Der Passauer Bischof hatte nach eigenen Angaben eine "ausführliche interne schriftliche Stellungnahmen zu den besprochenen Themen" abgegeben, woraufhin Dieser zu einem persönlichen Gespräch "eigens aus Aachen nach Passau gekommen" sei.

Dieser über Vatikan: "Verärgerung und Irritationen"

Nachdem der Vatikan Mitte März erneut bestätigt hatte, dass die Kirche keine homosexuellen Verbindungen in einer kirchlichen Feier segnen kann (CNA Deutsch hat berichtet), sorgte Bischof Dieser erneut für Aufsehen, als er gemeinsam mit der Vizepräsidentin des Katholischen Deutschen Frauenbundes (KDFB) und ZdK-Funktionärin Birgit Mock eine Unterschriftenliste entgegennahm, bei der 2.600 Unterschriften "von Seelsorgerinnen und Seelsorgern" hinterlegt waren, die für eine Segnung homosexueller Partnerschaften eintreten.
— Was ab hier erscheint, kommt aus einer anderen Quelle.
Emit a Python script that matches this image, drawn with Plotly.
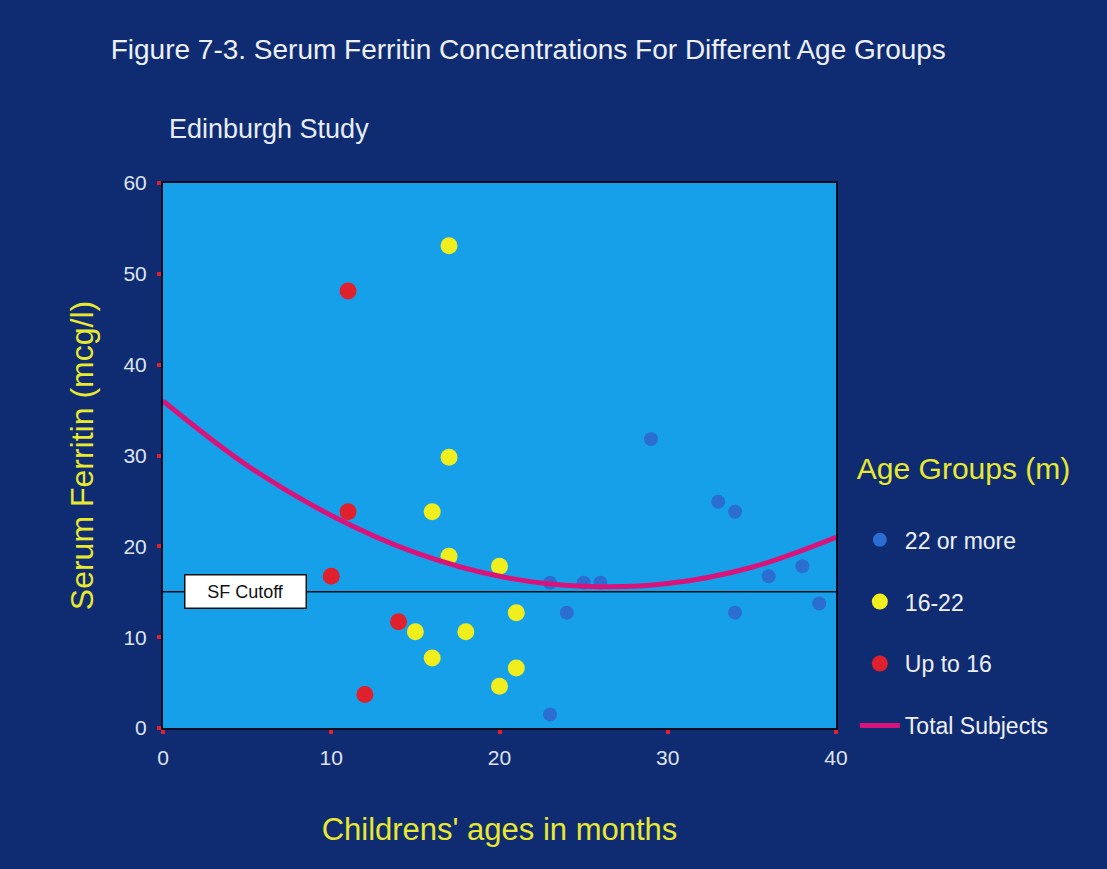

Laut einer Pressemitteilung des "Synodalen Wegs" bedankten sich die beiden bei den Unterzeichnern der Protestaktion. In diesem Kontext bezeichnete Bischof Helmut Dieser das buchstäbliche "Nein" aus Rom zur Segnung homosexueller Verbindungen als – so wörtlich – eine "Stellungnahme", die für "Verärgerung und Irritationen" gesorgt habe. 

Die Unterschriftenliste wurde von zwei Priestern überreicht, die sich für die Anliegen der LGBT-Bewegung engagieren: Pfarrer Burkhard Hose von der Katholischen Hochschulgemeinde Würzburg und Pfarrer Bend Mönkebüscher vom Erzbistum Paderborn. Der Event dieser Übergabe wurde unter zwei gehissten Fahnen abgehalten: Dem Regenbogen-Banner der LGBT-Bewegung sowie einer Fahne des ZdK.